The on/off switch is constructed so that the motor is dis-engaged immediately when it’s released. This is because if the auger hits a rock, it will stop turning and the top of the device will start to turn instead.

As someone who didn’t understand this principle in my youth and was thrown a considerable distance through the air, it’s a lesson worth learning. Whichever way you dig the holes, make them all a uniform 2’-6”.

Securing the Posts

Now we are ready to prepare the holes for the 4’x4’s. Place a deck block at the bottom of each hole. We want the small version for this. They are about a foot in circumference and have a fairly tight-fitting socket for the upright.

Be careful as you can to make the stone level. You can accomplish this with a rubber hammer and a spirit level. Then take the 4”x4” and set it in the stone socket. True it up in both directions until it is completely vertical.

Do not trim the post on the top until the fence is finished. Use scrap wood and screws to make support for the posts to hold them in place.

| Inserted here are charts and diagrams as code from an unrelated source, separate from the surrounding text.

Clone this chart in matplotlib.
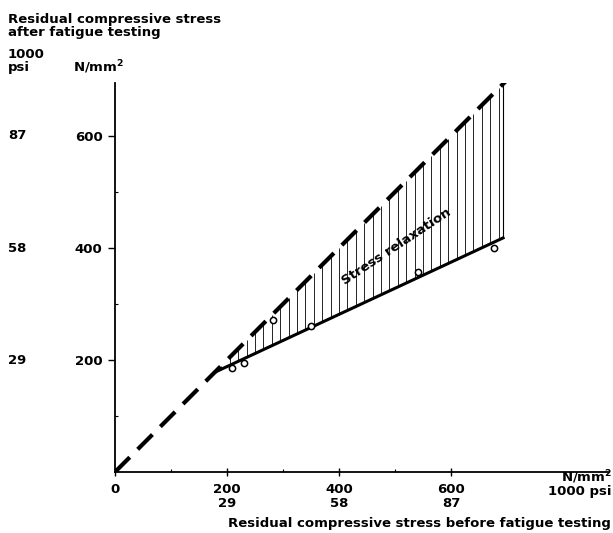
import numpy as np
import matplotlib
matplotlib.use("Agg")
import matplotlib.pyplot as plt
from matplotlib import transforms

plt.rcParams["font.family"] = ["DejaVu Sans"]
plt.rcParams["font.weight"] = "bold"
plt.rcParams["mathtext.default"] = "bf"

# before fatigue testing vs after fatigue testing (N/mm2)
dashed_x = [0, 700]
dashed_y = [0, 700]
solid_x = [178, 693]
solid_y = [178, 418]
points_x = [209, 230, 282, 350, 541, 677]
points_y = [186, 195, 271, 261, 357, 400]

x_ticks = [0, 200, 400, 600]
x_labels = ["0", "200\n29", "400\n58", "600\n87"]
y_ticks = [200, 400, 600]
y_labels = ["200", "400", "600"]
psi_labels = ["29", "58", "87"]

FS = 9.5
W, H = 613, 533
fig = plt.figure(figsize=(W / 100, H / 100), dpi=100)
x0, y0 = 115, 472
sc = 0.56
xmax, ymax = 880, 695
ax = fig.add_axes([x0 / W, (H - y0) / H, xmax * sc / W, ymax * sc / H])
ax.set_xlim(0, xmax)
ax.set_ylim(0, ymax)
for s in ["top", "right"]:
    ax.spines[s].set_visible(False)
ax.spines["left"].set_linewidth(1.3)
ax.spines["bottom"].set_linewidth(1.3)

# hatching between the two lines
hx = np.arange(190, 691, 15)
ax.vlines(hx, np.interp(hx, solid_x, solid_y), np.interp(hx, dashed_x, dashed_y),
          color="black", lw=0.6)
ax.vlines(solid_x[1], solid_y[1], np.interp(solid_x[1], dashed_x, dashed_y),
          color="black", lw=0.8)

ax.plot(dashed_x, dashed_y, color="black", lw=3, dashes=(5, 2.7), solid_capstyle="butt")
ax.plot(solid_x, solid_y, color="black", lw=2.2)
ax.plot(points_x, points_y, "o", ms=4.5, mfc="white", mec="black", mew=1.1)

ax.text(502, 402, "Stress relaxation", rotation=33.6, ha="center", va="center",
        fontsize=FS, fontweight="bold")

ax.set_xticks(x_ticks)
ax.set_xticklabels(x_labels, fontsize=FS, linespacing=1.05)
ax.set_xticks([100, 300, 500], minor=True)
ax.set_yticks(y_ticks)
ax.set_yticklabels(y_labels, fontsize=FS)
ax.set_yticks([100, 300, 500], minor=True)
ax.tick_params(axis="x", which="major", direction="inout", length=6, width=1, pad=5)
ax.tick_params(axis="y", which="major", direction="out", length=5, width=1, pad=4)
ax.tick_params(which="minor", direction="in", length=2, width=0.8)

tr = transforms.blended_transform_factory(fig.transFigure, ax.transData)
for v, lab in zip(y_ticks, psi_labels):
    ax.text(8 / W, v, lab, transform=tr, ha="left", va="center", fontsize=FS)

def ftxt(x, y, s, **kw):
    fig.text(x / W, 1 - y / H, s, fontsize=FS, fontweight="bold", va="baseline", **kw)

ftxt(8, 23, "Residual compressive stress")
ftxt(8, 36, "after fatigue testing")
ftxt(8, 58, "1000")
ftxt(8, 71, "psi")
ftxt(73, 72, "N/mm$^2$")
ftxt(612, 482, "N/mm$^2$", ha="right")
ftxt(612, 495, "1000 psi", ha="right")
ftxt(611, 527, "Residual compressive stress before fatigue testing", ha="right")

fig.savefig("out.png", dpi=100)
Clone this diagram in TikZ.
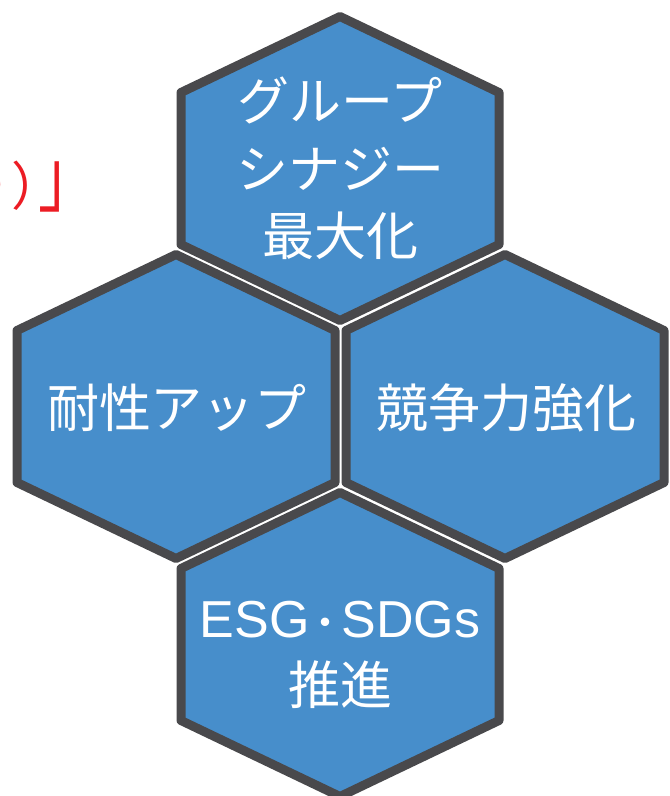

Limestone screening is granular to powdered limestone sold by building supply stores by the cubic yard. When it is dry, it can be shoveled and poured. Making sure the post stays vertical, fill the holes up with the screening to ground level, leaving the supports in place.

Tamp it down firmly. The screening will leach the moisture out of the adjacent soil and convert itself into a solid block, holding the post true for as long as the wood lasts.

A couple of rains would be good, or letting the sprinkler play over the posts on a gentle rain-like setting would work as well. No matter, in a week your posts will be ready for the fence.